The native GPROXY v2 server uses Axum’s with_graceful_shutdown around the top-level HTTP server. It listens for:

  • Ctrl+C / SIGINT on all native platforms supported by Tokio;
  • SIGTERM on Unix.

When either signal arrives, the server stops accepting new connections and lets Axum drive in-flight services to completion.

  1. The binary builds persistence, cache, the control-plane snapshot, HTTP client, channel registry, and router.
  2. The server binds the configured address.
  3. axum::serve(...).with_graceful_shutdown(shutdown_signal()) waits for a shutdown signal.
  4. On signal, GPROXY logs shutdown signal received.
  5. Axum graceful shutdown stops accepting new work and waits for in-flight request futures according to Axum/Tokio behavior.
  6. When the server future completes, main returns.

There is no documented fixed drain timeout in the current native serve path. Your service manager’s termination grace period is therefore the outer bound. Avoid sending SIGKILL unless you are willing to interrupt in-flight requests.

The HTTP server shutdown path is separate from request settlement. For successful content-generation attempts:

  • full responses settle inline;
  • native streaming responses are wrapped by a guard;
  • normal stream end settles as Complete;
  • upstream interruption or client drop settles as Interrupted via the guard;
  • settlement is exactly-once for the wrapped stream.

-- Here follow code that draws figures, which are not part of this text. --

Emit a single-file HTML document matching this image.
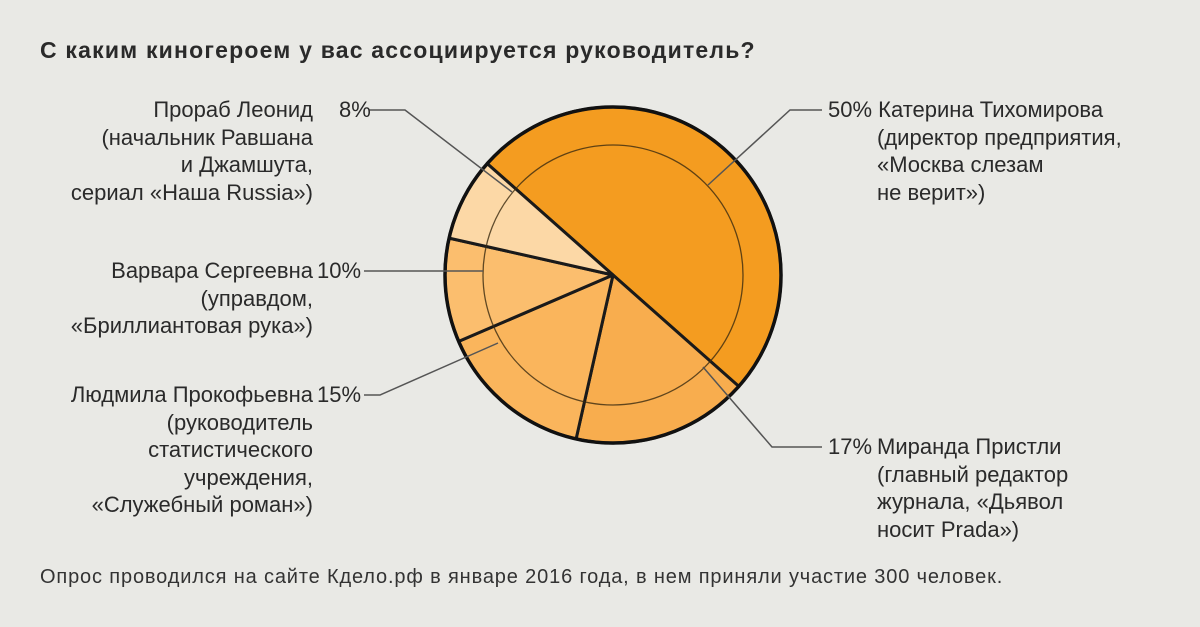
<!DOCTYPE html>
<html><head><meta charset="utf-8"><style>
html,body{margin:0;padding:0;background:#e9e9e5;}
svg{display:block}
text{font-family:"Liberation Sans","DejaVu Sans",sans-serif;fill:#2a2a2a;font-size:22px;letter-spacing:0px}
</style></head><body>
<svg width="1200" height="627" viewBox="0 0 1200 627">
<rect width="1200" height="627" fill="#e9e9e5"/>
<text x="40" y="58" style="font-weight:bold;font-size:23px;letter-spacing:1.2px">С каким киногероем у вас ассоциируется руководитель?</text>

<g stroke="#1a1a1a" stroke-width="3" stroke-linejoin="round">
<path d="M613,275 L487.2,163.6 A168,168 0 0 1 738.8,386.4 Z" fill="#f49c20"/>
<path d="M613,275 L738.8,386.4 A168,168 0 0 1 576.1,438.9 Z" fill="#f8ad4e"/>
<path d="M613,275 L576.1,438.9 A168,168 0 0 1 458.7,341.4 Z" fill="#fab55c"/>
<path d="M613,275 L458.7,341.4 A168,168 0 0 1 449.1,238.1 Z" fill="#fbbe6e"/>
<path d="M613,275 L449.1,238.1 A168,168 0 0 1 487.2,163.6 Z" fill="#fcd8a6"/>
</g>
<circle cx="613" cy="275" r="130" fill="none" stroke="#3a2a10" stroke-width="1.3" opacity="0.8"/>
<circle cx="613" cy="275" r="168" fill="none" stroke="#111" stroke-width="3.5"/>

<g stroke="#555" stroke-width="1.5" fill="none">
<polyline points="369,110 405,110 512,192"/>
<polyline points="364,271 483,271"/>
<polyline points="364,395 380,395 498,343"/>
<polyline points="703,367 772,447 822,447"/>
<polyline points="708,185 790,110 822,110"/>
</g>

<g text-anchor="end">
<text x="313" y="117">Прораб Леонид</text>
<text x="313" y="145">(начальник Равшана</text>
<text x="313" y="172">и Джамшута,</text>
<text x="313" y="200">сериал «Наша Russia»)</text>
<text x="313" y="278">Варвара Сергеевна</text>
<text x="313" y="306">(управдом,</text>
<text x="313" y="333">«Бриллиантовая рука»)</text>
<text x="313" y="402">Людмила Прокофьевна</text>
<text x="313" y="430">(руководитель</text>
<text x="313" y="457">статистического</text>
<text x="313" y="485">учреждения,</text>
<text x="313" y="512">«Служебный роман»)</text>
</g>
<text x="339" y="117">8%</text>
<text x="317" y="278">10%</text>
<text x="317" y="402">15%</text>

<text x="828" y="117">50% Катерина Тихомирова</text>
<text x="877" y="145">(директор предприятия,</text>
<text x="877" y="172">«Москва слезам</text>
<text x="877" y="200">не верит»)</text>
<text x="828" y="454">17%</text>
<text x="877" y="454">Миранда Пристли</text>
<text x="877" y="482">(главный редактор</text>
<text x="877" y="509">журнала, «Дьявол</text>
<text x="877" y="537">носит Prada»)</text>

<text x="40" y="583" style="font-size:20px;fill:#333;letter-spacing:0.85px">Опрос проводился на сайте Кдело.рф в январе 2016 года, в нем приняли участие 300 человек.</text>
</svg>
</body></html>
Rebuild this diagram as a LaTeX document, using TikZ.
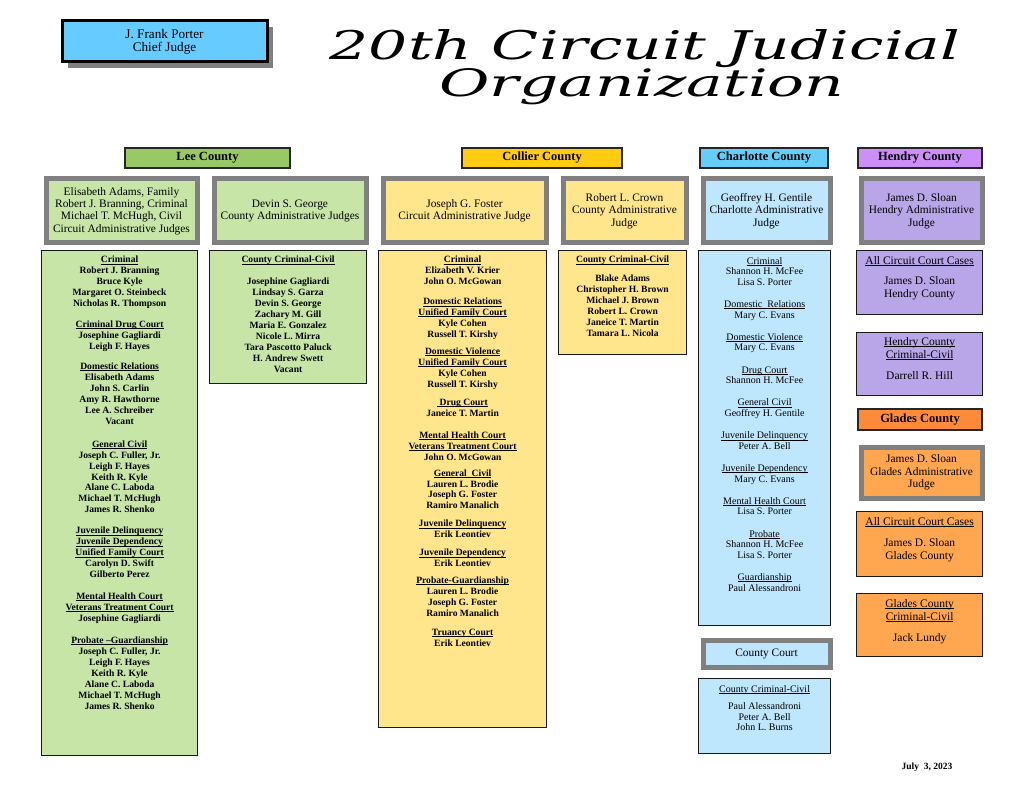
\documentclass[tikz,border=0pt]{standalone}
\usepackage{fontspec}
\setmainfont{Liberation Serif}
\newfontfamily\titlefnt{DejaVu Serif}
\usetikzlibrary{positioning,shadows}

\definecolor{chiefblue}{HTML}{66CCFF}
\definecolor{leehead}{HTML}{99C966}
\definecolor{leelight}{HTML}{C6E5A6}
\definecolor{collhead}{HTML}{FFCC11}
\definecolor{colllight}{HTML}{FFE68C}
\definecolor{charhead}{HTML}{66CCF8}
\definecolor{charlight}{HTML}{BEE6FC}
\definecolor{hendhead}{HTML}{CC8EF7}
\definecolor{hendlight}{HTML}{B8A6E8}
\definecolor{gladhead}{HTML}{FF8A3A}
\definecolor{gladlight}{HTML}{FFA650}
\definecolor{admgray}{HTML}{808080}

% underline at a fixed depth, as a word processor does
\newcommand{\undl}[1]{\leavevmode\setbox0\hbox{#1}\rlap{\rule[-1.3pt]{\wd0}{0.5pt}}\box0}

\begin{document}
\begin{tikzpicture}[x=1pt,y=-1pt,
  head/.style={draw=black!85, line width=2pt, anchor=north west, inner sep=0pt,
    font=\fontsize{12.5}{14}\selectfont\bfseries},
  admin/.style={draw=admgray, line width=5pt, anchor=north west, inner sep=0pt,
    align=center, font=\fontsize{11.4}{12.4}\selectfont},
  list/.style={draw=black!90, line width=1.2pt, anchor=north west, inner sep=0pt},
  listtxt/.style={align=center, inner sep=0pt, font=\fontsize{9.6}{10.95}\selectfont\bfseries},
  plaintxt/.style={align=center, inner sep=0pt, font=\fontsize{10}{10.6}\selectfont},
  bigtxt/.style={align=center, inner sep=0pt, font=\fontsize{11.5}{13}\selectfont}]
  \useasboundingbox (0,0) rectangle (1024,791);
  \fill[white] (0,0) rectangle (1024,791);

  % chief judge and title
  \node[draw=black, line width=3pt, fill=chiefblue, anchor=north west, inner sep=0pt,
    minimum width=205pt, minimum height=41pt, align=center,
    font=\fontsize{13.2}{13}\selectfont,
    drop shadow={shadow xshift=6pt, shadow yshift=-6pt, fill=admgray, opacity=1}]
    (chief) at (60.5,19.5) {J. Frank Porter\\Chief Judge};
  \node[anchor=base, inner sep=0pt] (titleA) at (645,60)
    {\resizebox{630pt}{30pt}{\titlefnt\itshape 20th Circuit Judicial}};
  \node[anchor=base, inner sep=0pt] (titleB) at (642,97)
    {\resizebox{405pt}{28pt}{\titlefnt\itshape Organization}};

  % county headers
  \node[head, fill=leehead, minimum width=165pt, minimum height=20pt] (leeHead) at (124,147) {Lee County};
  \node[head, fill=collhead, minimum width=160pt, minimum height=20pt] (collHead) at (461,147) {Collier County};
  \node[head, fill=charhead, minimum width=128pt, minimum height=20pt] (charHead) at (699,147) {Charlotte County};
  \node[head, fill=hendhead, minimum width=124pt, minimum height=20pt] (hendHead) at (857,147) {Hendry County};
  \node[head, fill=gladhead, minimum width=124pt, minimum height=21pt] (gladHead) at (857,408) {Glades County};

  % administrative judges
  \node[admin, fill=leelight, minimum width=151pt, minimum height=64pt] (leeCircAdmin) at (43.5,176.5)
    {Elisabeth Adams, Family\\Robert J. Branning, Criminal\\Michael T. McHugh, Civil\\Circuit Administrative Judges};
  \node[admin, fill=leelight, minimum width=152pt, minimum height=64pt] (leeCntyAdmin) at (211.5,176.5)
    {Devin S. George\\County Administrative Judges};
  \node[admin, fill=colllight, minimum width=163pt, minimum height=64pt] (collCircAdmin) at (380.5,176.5)
    {Joseph G. Foster\\Circuit Administrative Judge};
  \node[admin, fill=colllight, minimum width=123pt, minimum height=64pt] (collCntyAdmin) at (560.5,176.5)
    {Robert L. Crown\\County Administrative\\Judge};
  \node[admin, fill=charlight, minimum width=127pt, minimum height=64pt] (charAdmin) at (700.5,176.5)
    {Geoffrey H. Gentile\\Charlotte Administrative\\Judge};
  \node[admin, fill=hendlight, minimum width=121pt, minimum height=64pt] (hendAdmin) at (858.5,176.5)
    {James D. Sloan\\Hendry Administrative\\Judge};
  \node[admin, fill=gladlight, minimum width=121pt, minimum height=51pt] (gladAdmin) at (858.5,444.5)
    {James D. Sloan\\Glades Administrative\\Judge};
  \node[admin, fill=charlight, minimum width=127pt, minimum height=27pt] (charCourt) at (700.5,637.5)
    {County Court};

  % division lists
  \node[list, fill=leelight, minimum width=156pt, minimum height=505pt] (leeList) at (41,250) {};
  \node[list, fill=leelight, minimum width=157pt, minimum height=133pt] (leeCntyList) at (209,250) {};
  \node[list, fill=colllight, minimum width=168pt, minimum height=477pt] (collList) at (378,250) {};
  \node[list, fill=colllight, minimum width=128pt, minimum height=104pt] (collCntyList) at (558,250) {};
  \node[list, fill=charlight, minimum width=132pt, minimum height=375pt] (charList) at (698,250) {};
  \node[list, fill=charlight, minimum width=132pt, minimum height=75pt] (charCntyList) at (698,678) {};
  \node[list, fill=hendlight, minimum width=126pt, minimum height=64pt] (hendAll) at (856,250) {};
  \node[list, fill=hendlight, minimum width=126pt, minimum height=63pt] (hendCnty) at (856,332) {};
  \node[list, fill=gladlight, minimum width=126pt, minimum height=65pt] (gladAll) at (856,511) {};
  \node[list, fill=gladlight, minimum width=126pt, minimum height=63pt] (gladCnty) at (856,593) {};

  \node[listtxt, below=6pt of leeList.north] (leeListTxt) {%
    \undl{Criminal}\\Robert J. Branning\\Bruce Kyle\\Margaret O. Steinbeck\\Nicholas R. Thompson\\[10pt]
    \undl{Criminal Drug Court}\\Josephine Gagliardi\\Leigh F. Hayes\\[9pt]
    \undl{Domestic Relations}\\Elisabeth Adams\\John S. Carlin\\Amy R. Hawthorne\\Lee A. Schreiber\\Vacant\\[12pt]
    \undl{General Civil}\\Joseph C. Fuller, Jr.\\Leigh F. Hayes\\Keith R. Kyle\\Alane C. Laboda\\Michael T. McHugh\\James R. Shenko\\[10pt]
    \undl{Juvenile Delinquency}\\\undl{Juvenile Dependency}\\\undl{Unified Family Court}\\Carolyn D. Swift\\Gilberto Perez\\[11pt]
    \undl{Mental Health Court}\\\undl{Veterans Treatment Court}\\Josephine Gagliardi\\[11pt]
    \undl{Probate --Guardianship}\\Joseph C. Fuller, Jr.\\Leigh F. Hayes\\Keith R. Kyle\\Alane C. Laboda\\Michael T. McHugh\\James R. Shenko};
  \node[listtxt, below=6pt of leeCntyList.north] (leeCntyTxt) {%
    \undl{County Criminal-Civil}\\[11pt]
    Josephine Gagliardi\\Lindsay S. Garza\\Devin S. George\\Zachary M. Gill\\Maria E. Gonzalez\\Nicole L. Mirra\\Tara Pascotto Paluck\\H. Andrew Swett\\Vacant};
  \node[listtxt, below=6pt of collList.north] (collListTxt) {%
    \undl{Criminal}\\Elizabeth V. Krier\\John O. McGowan\\[9pt]
    \undl{Domestic Relations}\\\undl{Unified Family Court}\\Kyle Cohen\\Russell T. Kirshy\\[6pt]
    \undl{Domestic Violence}\\\undl{Unified Family Court}\\Kyle Cohen\\Russell T. Kirshy\\[7pt]
    \undl{\ Drug Court}\\Janeice T. Martin\\[11pt]
    \undl{Mental Health Court}\\\undl{Veterans Treatment Court}\\John O. McGowan\\[5pt]
    \undl{General\ \ Civil}\\Lauren L. Brodie\\Joseph G. Foster\\Ramiro Manalich\\[7pt]
    \undl{Juvenile Delinquency}\\Erik Leontiev\\[7pt]
    \undl{Juvenile Dependency}\\Erik Leontiev\\[6pt]
    \undl{Probate-Guardianship}\\Lauren L. Brodie\\Joseph G. Foster\\Ramiro Manalich\\[8pt]
    \undl{Truancy Court}\\Erik Leontiev};
  \node[listtxt, below=6pt of collCntyList.north] (collCntyTxt) {%
    \undl{County Criminal-Civil}\\[8pt]
    Blake Adams\\Christopher H. Brown\\Michael J. Brown\\Robert L. Crown\\Janeice T. Martin\\Tamara L. Nicola};
  \node[plaintxt, below=7pt of charList.north] (charListTxt) {%
    \undl{Criminal}\\Shannon H. McFee\\Lisa S. Porter\\[11.6pt]
    \undl{Domestic\ \ Relations}\\Mary C. Evans\\[11.6pt]
    \undl{Domestic Violence}\\Mary C. Evans\\[11.6pt]
    \undl{Drug Court}\\Shannon H. McFee\\[11.6pt]
    \undl{General Civil}\\Geoffrey H. Gentile\\[11.6pt]
    \undl{Juvenile Delinquency}\\Peter A. Bell\\[11.6pt]
    \undl{Juvenile Dependency}\\Mary C. Evans\\[11.6pt]
    \undl{Mental Health Court}\\Lisa S. Porter\\[11.6pt]
    \undl{Probate}\\Shannon H. McFee\\Lisa S. Porter\\[11.6pt]
    \undl{Guardianship}\\Paul Alessandroni};
  \node[plaintxt, below=7pt of charCntyList.north] (charCntyTxt) {%
    \undl{County Criminal-Civil}\\[7pt]
    Paul Alessandroni\\Peter A. Bell\\John L. Burns};
  \node[bigtxt, below=6pt of hendAll.north] (hendAllTxt) {%
    \undl{All Circuit Court Cases}\\[7pt]James D. Sloan\\Hendry County};
  \node[bigtxt, below=5.5pt of hendCnty.north] (hendCntyTxt) {%
    \undl{Hendry County}\\\undl{Criminal-Civil}\\[8pt]Darrell R. Hill};
  \node[bigtxt, below=6pt of gladAll.north] (gladAllTxt) {%
    \undl{All Circuit Court Cases}\\[8pt]James D. Sloan\\Glades County};
  \node[bigtxt, below=6pt of gladCnty.north] (gladCntyTxt) {%
    \undl{Glades County}\\\undl{Criminal-Civil}\\[8pt]Jack Lundy};

  % date
  \node[font=\fontsize{9.5}{11}\selectfont\bfseries, inner sep=0pt] (date) at (927,767) {July\ \ 3, 2023};
\end{tikzpicture}
\end{document}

Settlement refunds any pending quota estimate and writes actual usage/cost when it can extract or count usage. If the process is killed before a settlement task can run, the pending quota estimate self-heals through its 15-minute cache TTL, but the killed request may not produce a final usages row.

The serve path can spawn background work such as:

  • Redis invalidation listener for multi-instance config invalidation;
  • retention cleanup for usage and request-log rows;
  • tokenizer download behavior when enabled by instance settings.

These tasks are not exposed as a separate worker set with a documented application-level drain deadline in the current code. Treat process shutdown as HTTP graceful shutdown plus best-effort background task cancellation by runtime drop.

  • Prefer SIGTERM from systemd, Docker, Kubernetes, or the host supervisor.
  • Give the process a reasonable grace window so in-flight upstream calls and stream settlement can finish.
  • Do not rely on environment changes for live config. Most provider, route, authz, pricing, and rule changes should be made through the console/admin API and do not need a restart.
  • Restart for process-level settings such as bind address, persistence backend, DSN, data directory, native cache backend, trusted proxies, CORS origins, or binary upgrades.

The wasm edge entry point is invoked per platform request and does not own a long-running Axum listener. Graceful shutdown behavior is controlled by the edge platform, not by the native shutdown_signal function.